Sometimes getting to the farm is the hardest part. Due to the complete lack of roads, visiting is done by boat and then on foot. Boating along the rivers is generally beautiful. However, due to centuries of mining, most recently at the hands of large multinational corporations, many areas of the riverbank have been turned from thick jungle into mountains of stone.


Usually, these mountains of stone are accompanied by a dredge. These large floating hotels and work sites turn over and separate tons of stone each day looking for gold. While these large companies offer short term jobs to many unemployed men, they are contaminating one of the most diverse ecosystems in the world.



Many farms we visit are off the main river, requiring us to navigate shallow, narrow creeks. Due to hidden logs and thick vegetation floating or growing right underneath the surface, the boat motor is hauled aboard and we make our way up the creek the old fashioned way: paddling.



Usually during these visits we stay overnight in nearby towns. Those further downriver, like the town of Bebedó pictured here, do not have electricity yet.

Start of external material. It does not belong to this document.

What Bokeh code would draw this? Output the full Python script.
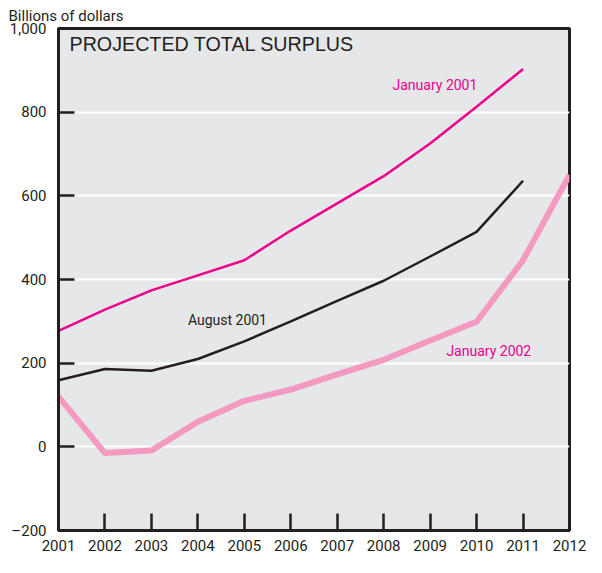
from bokeh.plotting import figure
from bokeh.models import Label, FixedTicker, Range1d
from bokeh.embed import file_html
from bokeh.resources import INLINE

years = list(range(2001, 2013))
jan2001 = [277, 328, 374, 410, 446, 517, 582, 647, 725, 813, 903]
aug2001 = [159, 186, 182, 210, 252, 300, 349, 397, 455, 514, 636]
jan2002 = [120, -15, -9, 60, 110, 137, 173, 208, 254, 299, 446, 650]
y_ticks = [-200, 0, 200, 400, 600, 800, 1000]
y_tick_labels = ["\u2013200", "0", "200", "400", "600", "800", "1,000"]
x_tick_labels = [str(y) for y in years]

FONT = "Roboto"
DARK = "#231f20"
MAGENTA = "#ec008c"
PINK = "#f49ac1"

p = figure(width=586, height=557, output_backend="svg", toolbar_location=None,
           x_range=Range1d(2001, 2012), y_range=Range1d(-200, 1000),
           min_border_left=58, min_border_right=17, min_border_top=28, min_border_bottom=27,
           title="Billions of dollars")

p.title.align = "left"
p.title.offset = -50
p.title.standoff = 7
p.title.text_font = FONT
p.title.text_font_size = "15px"
p.title.text_font_style = "normal"
p.title.text_color = DARK

p.background_fill_color = "#e6e7e8"
p.border_fill_color = "white"
p.outline_line_color = DARK
p.outline_line_width = 3

p.xgrid.grid_line_color = None
p.ygrid.grid_line_color = "white"
p.ygrid.grid_line_width = 2
p.ygrid.ticker = FixedTicker(ticks=y_ticks)

for ax in (p.xaxis[0], p.yaxis[0]):
    ax.axis_line_color = DARK
    ax.axis_line_width = 3
    ax.major_tick_line_color = DARK
    ax.major_tick_line_width = 2.5
    ax.major_tick_out = 0
    ax.minor_tick_line_color = None
    ax.major_label_text_font = FONT
    ax.major_label_text_font_size = "15px"
    ax.major_label_text_color = DARK

p.yaxis.ticker = FixedTicker(ticks=y_ticks)
p.yaxis.major_label_overrides = {t: l for t, l in zip(y_ticks, y_tick_labels)}
p.yaxis.major_tick_in = 16
p.yaxis.major_label_standoff = 12

p.xaxis.ticker = FixedTicker(ticks=years)
p.xaxis.major_label_overrides = {y: l for y, l in zip(years, x_tick_labels)}
p.xaxis.major_tick_in = 17
p.xaxis.major_label_standoff = 9

p.line(years[:len(jan2001)], jan2001, line_color=MAGENTA, line_width=2.5)
p.line(years[:len(aug2001)], aug2001, line_color=DARK, line_width=2.5)
p.line(years, jan2002, line_color=PINK, line_width=6)

p.add_layout(Label(x=11, y=487, x_units="screen", y_units="screen", text="PROJECTED TOTAL SURPLUS",
                   text_font="Liberation Sans", text_font_size="19.7px", text_color=DARK,
                   text_baseline="middle"))

p.add_layout(Label(x=2008.19, y=866, text="January 2001", text_font=FONT, text_font_size="14px",
                   text_color=MAGENTA, text_baseline="middle"))
p.add_layout(Label(x=2003.785, y=303, text="August 2001", text_font=FONT, text_font_size="14px",
                   text_color=DARK, text_baseline="middle"))
p.add_layout(Label(x=2009.35, y=229, text="January 2002", text_font=FONT, text_font_size="14px",
                   text_color=MAGENTA, text_baseline="middle"))

open("out.html", "w").write(file_html(p, INLINE))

We always wake up early to visit the farms. This can be difficult for those that love to sleep in, but early mornings make for beautiful scenes of fog burning off the rivers as the sun comes up.



The second initiative includes supporting local rice farmers. The farm in San Antonio bought a rice processing machine in 2009. This accessible processing plant gives farmers a place to sell and process their rice locally.


Many farmers do not have space to dry their rice before it is processed. In between the rice mill and cacao nursery at the San Antonio farm, there is a greenhouse where rice is spread out to dry before being processed.


Here is a picture of bags of wet rice waiting for drying space on the floor.






Jabes, Eliecer (a local teacher), and Anibal catch ‘Mojarra’ in one of the ponds in San Antonio. The fish are gutted, cleaned, and sold to local communities.




Like the fish project, pigs are being raised to sell locally and will support other regionally focused initiatives. The bulk of the pigs’ diet is the outer shell from the rice that is removed during the processing. Using the husk which would otherwise be wasted is a great example of self-sustainability.